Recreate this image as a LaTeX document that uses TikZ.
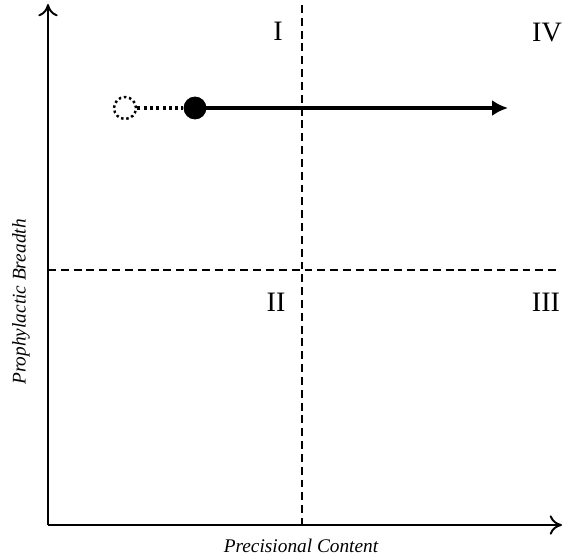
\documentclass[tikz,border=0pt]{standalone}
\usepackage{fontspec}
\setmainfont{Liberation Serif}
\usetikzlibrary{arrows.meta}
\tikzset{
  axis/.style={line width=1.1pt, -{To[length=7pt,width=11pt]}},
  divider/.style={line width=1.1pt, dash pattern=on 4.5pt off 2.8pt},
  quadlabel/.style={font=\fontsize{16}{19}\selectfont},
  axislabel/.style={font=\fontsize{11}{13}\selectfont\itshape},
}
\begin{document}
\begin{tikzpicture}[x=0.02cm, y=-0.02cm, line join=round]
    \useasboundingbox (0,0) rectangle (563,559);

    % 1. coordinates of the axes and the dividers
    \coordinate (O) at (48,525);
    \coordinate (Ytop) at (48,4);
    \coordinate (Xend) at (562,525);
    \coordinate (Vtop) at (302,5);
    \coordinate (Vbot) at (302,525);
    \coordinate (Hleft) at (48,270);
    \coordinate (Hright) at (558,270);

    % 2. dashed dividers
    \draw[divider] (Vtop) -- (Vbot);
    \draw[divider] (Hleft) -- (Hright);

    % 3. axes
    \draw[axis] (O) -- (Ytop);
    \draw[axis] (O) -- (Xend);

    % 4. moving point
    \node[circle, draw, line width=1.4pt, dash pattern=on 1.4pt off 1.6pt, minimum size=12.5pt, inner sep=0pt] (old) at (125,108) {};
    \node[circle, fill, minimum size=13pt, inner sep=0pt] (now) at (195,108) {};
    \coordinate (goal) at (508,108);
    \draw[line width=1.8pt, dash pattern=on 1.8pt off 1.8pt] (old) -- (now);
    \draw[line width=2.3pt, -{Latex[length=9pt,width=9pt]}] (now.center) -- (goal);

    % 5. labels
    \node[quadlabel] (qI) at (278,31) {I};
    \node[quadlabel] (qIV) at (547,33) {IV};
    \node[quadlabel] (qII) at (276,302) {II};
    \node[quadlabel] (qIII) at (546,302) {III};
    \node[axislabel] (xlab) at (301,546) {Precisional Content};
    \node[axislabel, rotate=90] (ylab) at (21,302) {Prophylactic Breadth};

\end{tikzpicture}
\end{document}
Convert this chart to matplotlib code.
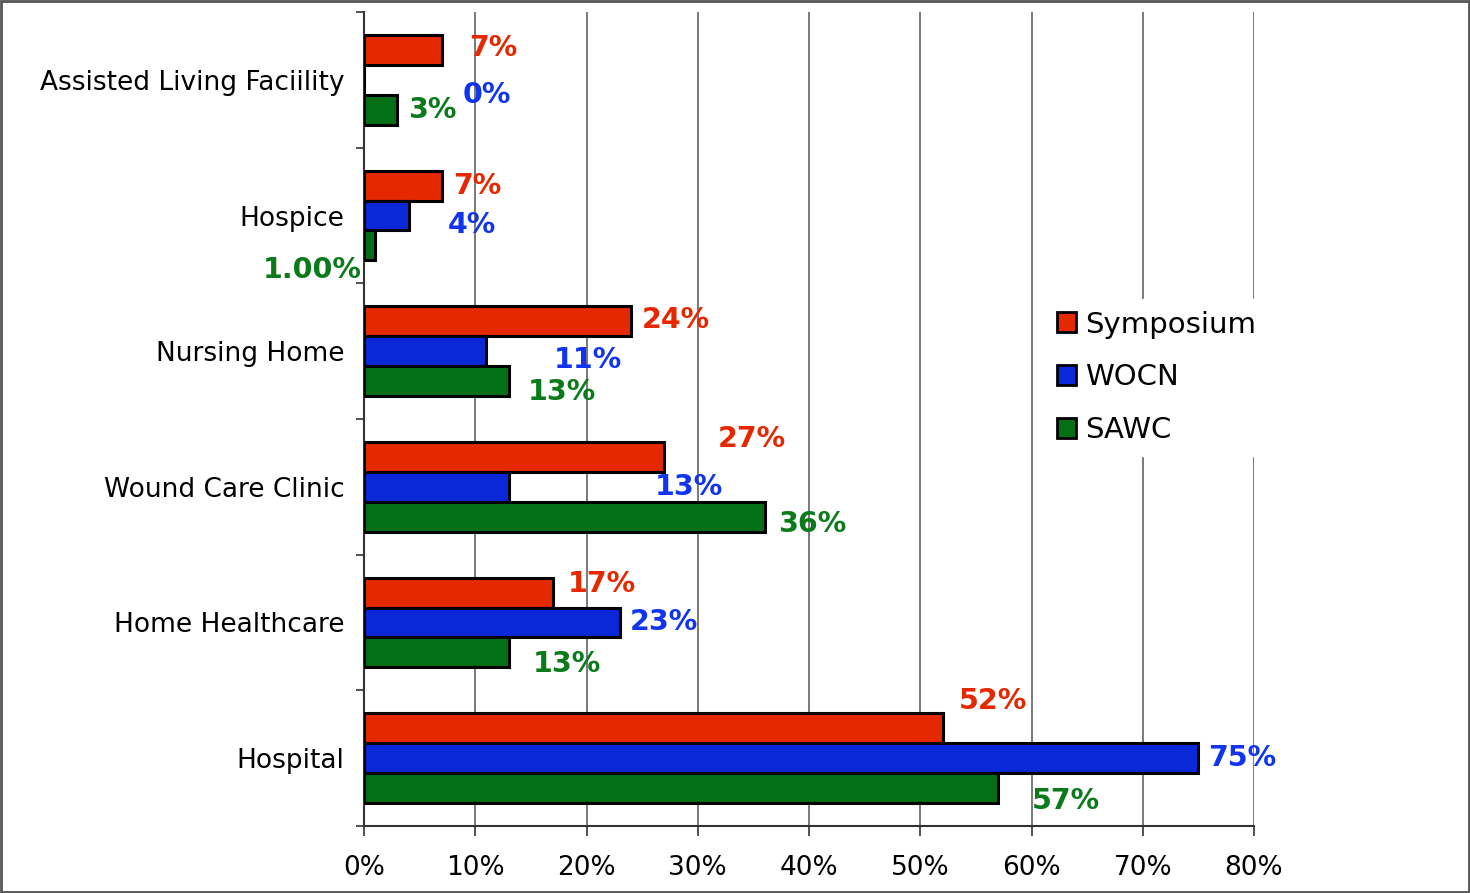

══════════

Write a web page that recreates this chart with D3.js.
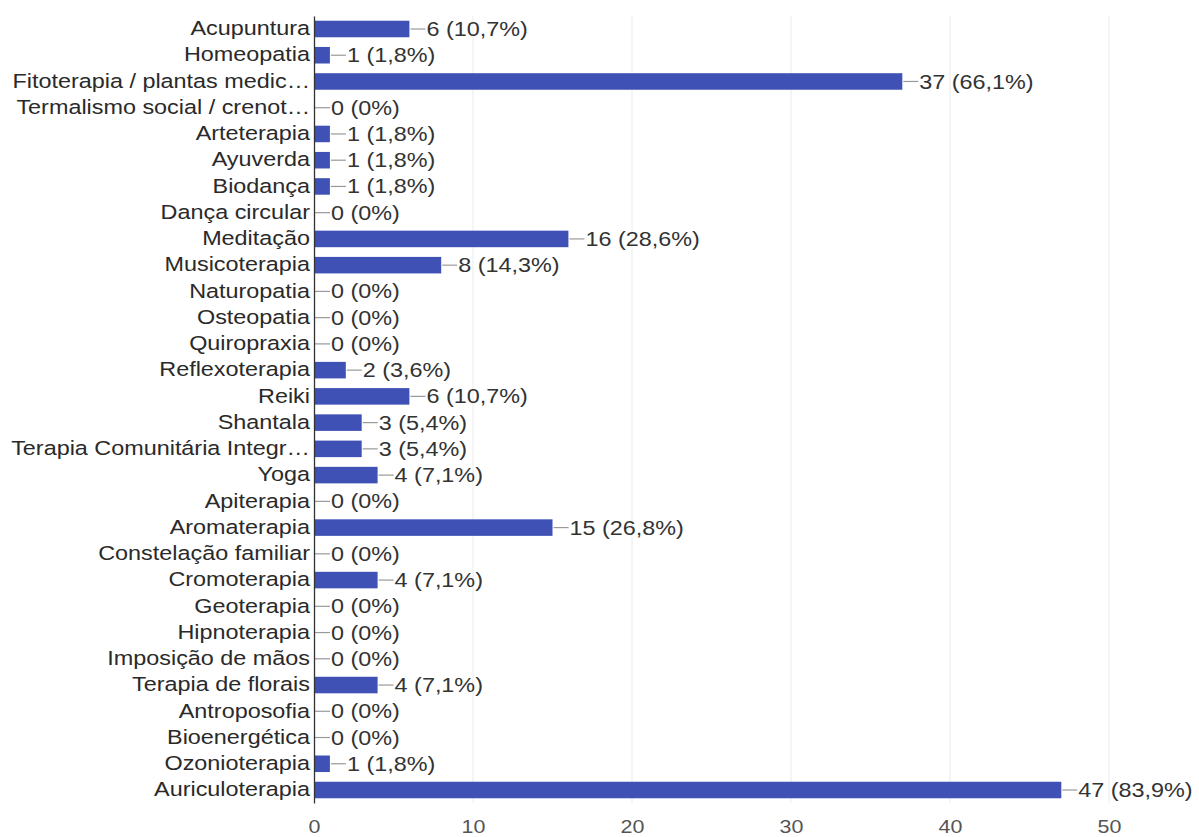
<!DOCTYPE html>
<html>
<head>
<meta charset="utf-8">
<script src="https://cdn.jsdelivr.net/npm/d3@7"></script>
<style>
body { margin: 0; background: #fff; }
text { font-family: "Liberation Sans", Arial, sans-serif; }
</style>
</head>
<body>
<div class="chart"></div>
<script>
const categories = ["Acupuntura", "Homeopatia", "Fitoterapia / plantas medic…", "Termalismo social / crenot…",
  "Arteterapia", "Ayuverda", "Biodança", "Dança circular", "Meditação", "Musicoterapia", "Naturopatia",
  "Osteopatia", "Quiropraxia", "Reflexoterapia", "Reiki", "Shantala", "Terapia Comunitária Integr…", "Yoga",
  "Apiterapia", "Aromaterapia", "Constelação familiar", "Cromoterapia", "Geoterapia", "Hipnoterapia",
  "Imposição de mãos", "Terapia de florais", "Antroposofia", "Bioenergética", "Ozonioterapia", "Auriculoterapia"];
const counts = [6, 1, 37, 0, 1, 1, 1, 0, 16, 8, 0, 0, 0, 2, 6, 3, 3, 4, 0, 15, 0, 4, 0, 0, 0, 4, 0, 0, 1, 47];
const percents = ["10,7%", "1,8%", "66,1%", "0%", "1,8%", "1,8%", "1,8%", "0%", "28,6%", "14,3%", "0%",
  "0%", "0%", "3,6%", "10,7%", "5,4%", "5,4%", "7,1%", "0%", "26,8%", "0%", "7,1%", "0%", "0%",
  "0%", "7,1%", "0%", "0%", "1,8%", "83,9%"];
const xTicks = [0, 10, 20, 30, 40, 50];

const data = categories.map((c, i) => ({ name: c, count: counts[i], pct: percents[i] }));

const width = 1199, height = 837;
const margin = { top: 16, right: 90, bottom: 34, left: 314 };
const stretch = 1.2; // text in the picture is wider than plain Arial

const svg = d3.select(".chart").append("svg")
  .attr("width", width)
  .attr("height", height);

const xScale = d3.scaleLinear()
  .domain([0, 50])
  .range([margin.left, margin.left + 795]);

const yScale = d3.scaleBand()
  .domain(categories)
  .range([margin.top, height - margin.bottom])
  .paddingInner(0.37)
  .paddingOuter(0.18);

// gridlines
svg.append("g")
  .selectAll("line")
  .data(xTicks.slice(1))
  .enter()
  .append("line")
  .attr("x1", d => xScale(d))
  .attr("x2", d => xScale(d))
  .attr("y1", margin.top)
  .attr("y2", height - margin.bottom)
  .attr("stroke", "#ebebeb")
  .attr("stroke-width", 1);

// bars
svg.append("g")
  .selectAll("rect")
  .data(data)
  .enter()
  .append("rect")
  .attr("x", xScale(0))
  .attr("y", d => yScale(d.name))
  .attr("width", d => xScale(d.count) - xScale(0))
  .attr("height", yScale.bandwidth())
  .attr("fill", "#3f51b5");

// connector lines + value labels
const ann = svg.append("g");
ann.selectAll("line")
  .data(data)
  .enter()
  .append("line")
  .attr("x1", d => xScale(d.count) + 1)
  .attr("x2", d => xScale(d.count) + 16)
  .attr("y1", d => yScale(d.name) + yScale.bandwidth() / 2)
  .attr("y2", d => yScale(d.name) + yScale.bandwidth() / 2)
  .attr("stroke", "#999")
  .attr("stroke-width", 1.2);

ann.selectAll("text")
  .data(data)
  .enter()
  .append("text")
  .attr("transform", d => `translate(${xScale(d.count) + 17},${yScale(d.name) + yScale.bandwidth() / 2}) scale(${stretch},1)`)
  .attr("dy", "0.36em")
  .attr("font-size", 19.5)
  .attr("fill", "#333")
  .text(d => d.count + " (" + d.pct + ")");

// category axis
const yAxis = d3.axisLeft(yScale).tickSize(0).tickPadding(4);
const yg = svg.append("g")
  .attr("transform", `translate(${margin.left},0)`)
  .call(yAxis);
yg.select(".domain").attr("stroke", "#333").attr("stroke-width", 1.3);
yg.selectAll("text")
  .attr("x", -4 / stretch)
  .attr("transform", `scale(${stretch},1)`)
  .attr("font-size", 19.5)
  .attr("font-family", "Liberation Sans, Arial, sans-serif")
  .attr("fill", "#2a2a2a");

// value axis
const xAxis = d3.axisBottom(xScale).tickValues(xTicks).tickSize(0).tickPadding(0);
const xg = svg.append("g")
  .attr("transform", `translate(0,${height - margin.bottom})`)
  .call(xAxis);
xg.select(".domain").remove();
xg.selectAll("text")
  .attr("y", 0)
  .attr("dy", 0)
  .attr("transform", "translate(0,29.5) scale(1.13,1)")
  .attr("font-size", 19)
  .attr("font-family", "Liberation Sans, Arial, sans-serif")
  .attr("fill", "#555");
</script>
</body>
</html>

══════════

SHORT PROBLEM: Keep to the lines between the line with "Recreate this image" and the line with "(O) -- (Xend);", inclusive, and transcribe them without pictures.

TASK OUTPUT:
Recreate this image as a LaTeX document that uses TikZ.
\documentclass[tikz,border=0pt]{standalone}
\usepackage{fontspec}
\setmainfont{Liberation Serif}
\usetikzlibrary{arrows.meta}
\tikzset{
  axis/.style={line width=1.1pt, -{To[length=7pt,width=11pt]}},
  divider/.style={line width=1.1pt, dash pattern=on 4.5pt off 2.8pt},
  quadlabel/.style={font=\fontsize{16}{19}\selectfont},
  axislabel/.style={font=\fontsize{11}{13}\selectfont\itshape},
}
\begin{document}
\begin{tikzpicture}[x=0.02cm, y=-0.02cm, line join=round]
    \useasboundingbox (0,0) rectangle (563,559);

    % 1. coordinates of the axes and the dividers
    \coordinate (O) at (48,525);
    \coordinate (Ytop) at (48,4);
    \coordinate (Xend) at (562,525);
    \coordinate (Vtop) at (302,5);
    \coordinate (Vbot) at (302,525);
    \coordinate (Hleft) at (48,270);
    \coordinate (Hright) at (558,270);

    % 2. dashed dividers
    \draw[divider] (Vtop) -- (Vbot);
    \draw[divider] (Hleft) -- (Hright);

    % 3. axes
    \draw[axis] (O) -- (Ytop);
    \draw[axis] (O) -- (Xend);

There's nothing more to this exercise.